# PSI Master Electrician Exam



## p051981 (Nov 17, 2008)

Has anyone here taken the Texas Master Electrician Exam recently? I am studying for it right now and kind of need to know what I really need to focus on. Any good study material that can probably help me?


----------



## kbsparky (Sep 20, 2007)

Try the NEC


----------



## John Valdes (May 17, 2007)

Tom Henry!!!!!!!!!!!!!!


----------



## ralph (Apr 6, 2008)

p051981 said:


> Has anyone here taken the Texas Master Electrician Exam recently? I am studying for it right now and kind of need to know what I really need to focus on. Any good study material that can probably help me?
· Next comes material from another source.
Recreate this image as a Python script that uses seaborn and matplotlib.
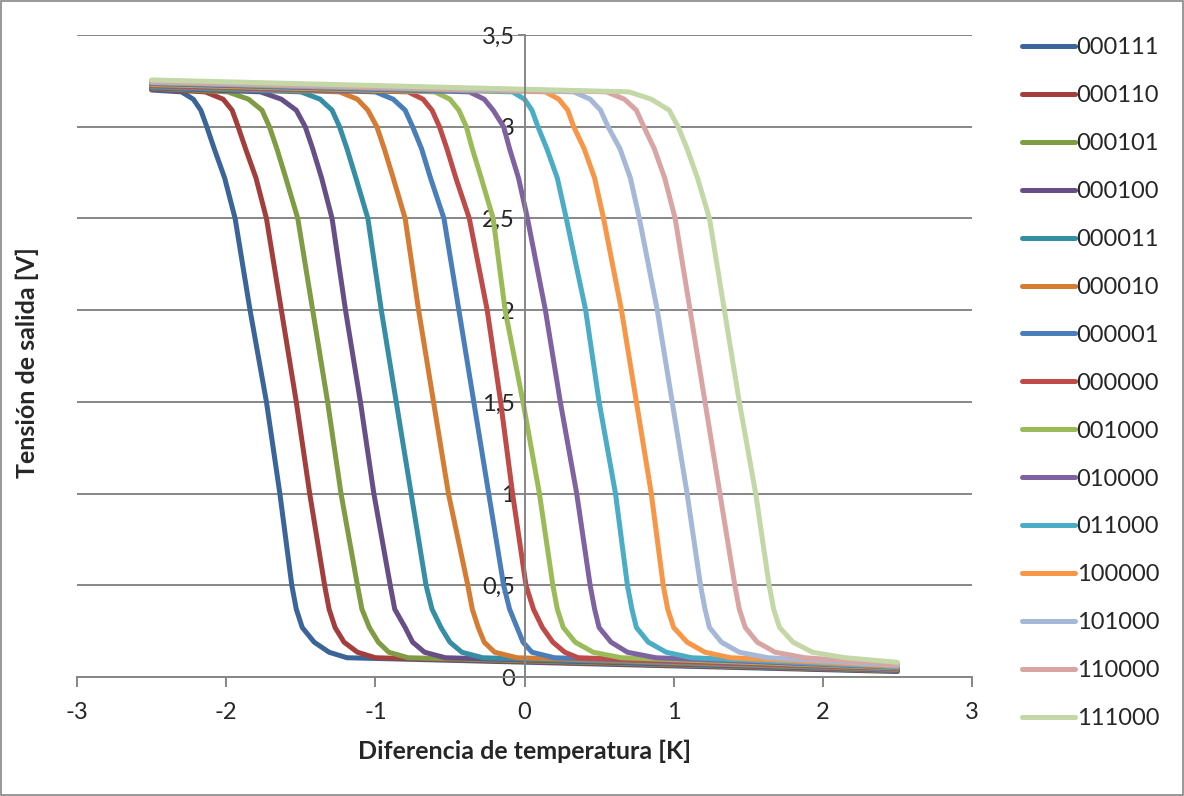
import pandas as pd
import seaborn as sns
import matplotlib.pyplot as plt
from matplotlib.patches import Rectangle

# series names (legend order) and colours
series = ["000111", "000110", "000101", "000100", "000011", "000010", "000001",
          "000000", "001000", "010000", "011000", "100000", "101000", "110000", "111000"]
colors = ["#3B6598", "#A23F3C", "#7F9B43", "#664F86", "#368EA4", "#D47C33", "#4A7EBB",
          "#BE4B48", "#9BBB59", "#7F63A1", "#4BACC6", "#F79646", "#A5B8D7", "#D9A5A4", "#C3D7A7"]

# each curve: starts at x=-2.5, crosses these voltage levels, ends at x=2.5
x_start = -2.5
x_end = 2.5
y_levels = [3.19, 3.15, 3.09, 3.0, 2.88, 2.72, 2.5, 2.0, 1.5, 1.0, 0.5,
            0.37, 0.27, 0.19, 0.135, 0.105]
y_start = [3.200, 3.205, 3.210, 3.212, 3.215, 3.220, 3.222, 3.225, 3.230, 3.235,
           3.240, 3.242, 3.245, 3.250, 3.255]
y_end = [0.030, 0.033, 0.035, 0.037, 0.040, 0.042, 0.045, 0.047, 0.050, 0.053,
         0.056, 0.060, 0.064, 0.070, 0.080]

# x where each curve crosses y_levels
x_000111 = [-2.30, -2.22, -2.17, -2.13, -2.08, -2.01, -1.94, -1.84, -1.73, -1.64, -1.56, -1.53, -1.49, -1.41, -1.31, -1.19]
x_000110 = [-2.14, -2.02, -1.96, -1.92, -1.87, -1.80, -1.73, -1.63, -1.53, -1.44, -1.34, -1.31, -1.27, -1.21, -1.12, -1.00]
x_000101 = [-1.99, -1.85, -1.76, -1.71, -1.66, -1.60, -1.52, -1.42, -1.32, -1.23, -1.12, -1.09, -1.04, -0.98, -0.91, -0.78]
x_000100 = [-1.77, -1.63, -1.53, -1.47, -1.42, -1.36, -1.29, -1.20, -1.10, -1.01, -0.90, -0.87, -0.80, -0.75, -0.67, -0.53]
x_000011 = [-1.50, -1.37, -1.29, -1.24, -1.19, -1.13, -1.05, -0.96, -0.86, -0.76, -0.66, -0.62, -0.56, -0.50, -0.42, -0.28]
x_000010 = [-1.24, -1.12, -1.05, -0.99, -0.94, -0.88, -0.80, -0.71, -0.61, -0.51, -0.38, -0.35, -0.31, -0.27, -0.20, -0.05]
x_000001 = [-1.00, -0.88, -0.80, -0.75, -0.69, -0.63, -0.54, -0.44, -0.34, -0.24, -0.14, -0.10, -0.05, -0.01, 0.05, 0.20]
x_000000 = [-0.78, -0.68, -0.62, -0.57, -0.52, -0.46, -0.37, -0.25, -0.16, -0.08, 0.01, 0.06, 0.12, 0.19, 0.27, 0.36]
x_001000 = [-0.60, -0.50, -0.44, -0.39, -0.35, -0.29, -0.21, -0.13, -0.01, 0.10, 0.19, 0.22, 0.26, 0.34, 0.46, 0.65]
x_010000 = [-0.37, -0.27, -0.21, -0.14, -0.10, -0.04, 0.02, 0.14, 0.24, 0.35, 0.44, 0.47, 0.50, 0.58, 0.69, 0.88]
x_011000 = [-0.08, 0.00, 0.05, 0.09, 0.15, 0.22, 0.28, 0.41, 0.50, 0.61, 0.69, 0.72, 0.75, 0.83, 0.95, 1.12]
x_100000 = [0.14, 0.23, 0.29, 0.33, 0.40, 0.47, 0.53, 0.65, 0.75, 0.85, 0.93, 0.96, 1.00, 1.09, 1.21, 1.38]
x_101000 = [0.33, 0.44, 0.51, 0.56, 0.64, 0.71, 0.77, 0.89, 0.99, 1.09, 1.18, 1.21, 1.24, 1.32, 1.44, 1.63]
x_110000 = [0.55, 0.67, 0.75, 0.80, 0.87, 0.94, 1.01, 1.11, 1.21, 1.31, 1.41, 1.44, 1.48, 1.56, 1.68, 1.88]
x_111000 = [0.70, 0.85, 0.97, 1.03, 1.09, 1.16, 1.24, 1.34, 1.44, 1.55, 1.64, 1.67, 1.71, 1.80, 1.93, 2.15]

crossings = [x_000111, x_000110, x_000101, x_000100, x_000011, x_000010, x_000001,
             x_000000, x_001000, x_010000, x_011000, x_100000, x_101000, x_110000, x_111000]

rows = []
for i, name in enumerate(series):
    rows.append((name, x_start, y_start[i]))
    for xv, yv in zip(crossings[i], y_levels):
        rows.append((name, xv, yv))
    rows.append((name, x_end, y_end[i]))
df = pd.DataFrame(rows, columns=["serie", "x", "y"])

sns.set_style("white")
plt.rcParams["font.family"] = ["Lato", "DejaVu Sans"]

fig = plt.figure(figsize=(11.84, 7.96), dpi=100)
ax = fig.add_axes([77 / 1184, 1 - 677 / 796, 895 / 1184, 642 / 796])

sns.lineplot(data=df, x="x", y="y", hue="serie", hue_order=series, palette=colors,
             estimator=None, sort=False, lw=3.6, solid_capstyle="round",
             solid_joinstyle="round", ax=ax)

grey = "#868686"
ax.set_xlim(-3, 3)
ax.set_ylim(0, 3.5)
xt = [-3, -2, -1, 0, 1, 2, 3]
ax.set_xticks(xt)
ax.set_xticklabels([str(v) for v in xt])
yt = [0, 0.5, 1, 1.5, 2, 2.5, 3, 3.5]
ax.set_yticks(yt)
ax.set_yticklabels([("%g" % v).replace(".", ",") for v in yt])

ax.set_axisbelow(True)
ax.yaxis.grid(True, color=grey, lw=1.4)
ax.xaxis.grid(False)
for s in ["top", "right"]:
    ax.spines[s].set_visible(False)
ax.spines["left"].set_position(("data", 0))
ax.spines["left"].set_color(grey)
ax.spines["bottom"].set_color(grey)
ax.spines["left"].set_linewidth(1.4)
ax.spines["bottom"].set_linewidth(1.4)
ax.tick_params(axis="x", direction="out", length=7, width=1.4, color=grey,
               labelsize=17, pad=11, bottom=True)
ax.tick_params(axis="y", direction="out", length=5, width=1.4, color=grey,
               labelsize=17, pad=2, left=True)

ax.set_xlabel("Diferencia de temperatura [K]", fontsize=18, fontweight="bold")
ax.set_ylabel("Tensión de salida [V]", fontsize=18, fontweight="bold")
ax.xaxis.set_label_coords(0.5, -0.097)
ax.yaxis.set_label_coords(-0.042, 0.49)

h, l = ax.get_legend_handles_labels()
ax.legend(h, l, loc="upper left", bbox_to_anchor=(1001 / 1184, 1 - 16 / 796),
          bbox_transform=fig.transFigure, frameon=False, fontsize=17,
          handlelength=2.25, handletextpad=0.05, labelspacing=1.14)

fig.patches.append(Rectangle((0.001, 0.001), 0.998, 0.998, transform=fig.transFigure,
                             fill=False, edgecolor=grey, lw=1.2))

fig.savefig("out.png", dpi=100)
 He is right. Tom Henry key word index.
Also any other book they tell you to bring


----------



## cgray2 (May 31, 2008)

Ray holder in san marcus tx


----------



## sparkybolt (Mar 24, 2011)

Has anyone else out there taken the new State of Texas electrician's exam? I took it recently and was extremely surprised at the new level of difficulty.
I've been an electrician for over 20 years. I mean, I really know my stuff. I've taken apprenticeship programs too, like I'm sure a lot of guys did. but wow, none of my former studies prepared me for the new level of difficulty over how the old ICC (SBCCI??) test was!
there seemed to be quite a few 'trick' type questions as well. I'm not sure if I got those right or not, the first time anyway.
I tried Ray Holder but I’m the type of person that needs more visuals and stuff, so I took the test and failed. So I kept looking I was lucky to find another Texas company that had some pretty neat testing material to help prepare me for the second round. they offered a seminar, but I'm too busy for an entire weekend, so i used their custom test kit deal. made a 21 point (at least-not really sure what my passing score was, but from a 56 to passing...) difference for me. they took my bar graph from the test (my failure) and created a custom test book/practice exam for me. I think they have a retired master electrician that writes up custom exams for guys like me, not really sure, either that or some sort of program on their computers, but sure seemed like it was pretty specific to exactly what I was weak on, and nothing else...

to tell the truth, I was kind of embarrassed to admit to my employer that I'd failed my journeyman electrician exam! ... Oh well, it's all done and over with now. I think that test prep site is electriciantesting.com or something like that. Try a google for them if you can't find it. 
Hope this helps someone, I know p051981 posted this a few years ago but hope someone taking their exam soon finds this helpful.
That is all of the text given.